3. Trying to Earn it

Most of us are not fully empowered because we’re still waiting for someone else to permit us—through accolades, praise, or recognition—to become so. If this or that happens, we say to ourselves, then I’ll feel empowered. Then I’ll speak my truth. Then I’ll do the thing.

This belief that power must be earned is a great way to keep many otherwise outspoken, courageous, and confident people quiet, side-lined, and filled with self-doubt. It’s a brilliant way to control a population, if you think about it.

You don’t have to earn your power. You can’t earn power. The most you can do is pretend at it, which usually leads down a road of abusing power rather than using it.

We have things backward in our world: we give people positions of power and hope they’ll feel encouraged to make wise decisions. It doesn’t work because it’s not authentic power. It’s a false power, which is why they need regular refills from others, leading to the horrible abuses of power we see far too often.

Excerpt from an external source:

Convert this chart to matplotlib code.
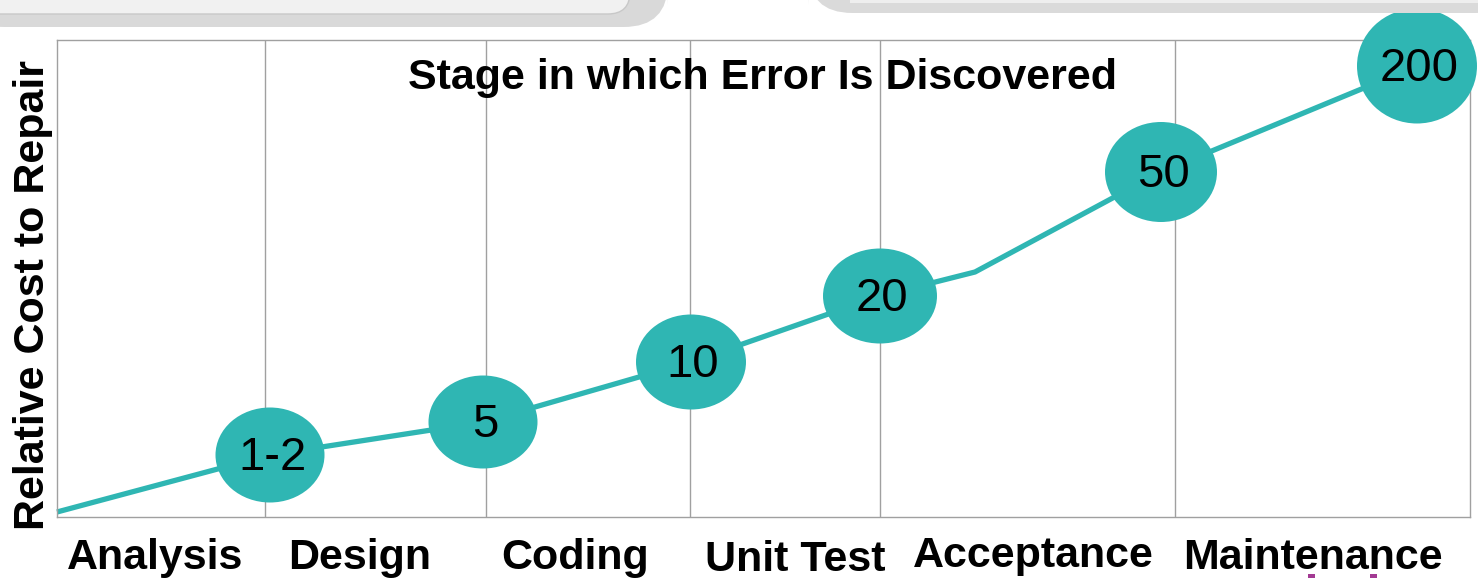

When we really understand the nature of power, we will give leadership positions to already-empowered people. They would be much less likely to abuse their positions because their power is inherent, not borrowed or stolen.

I think we’ve forgotten just how powerful we can be. We underestimate just how much this world needs our voices and our presence. We stand back and let others take the roles meant for us.

No more. The world needs us all too much. Not just what’s left of us, but our whole, powerful selves.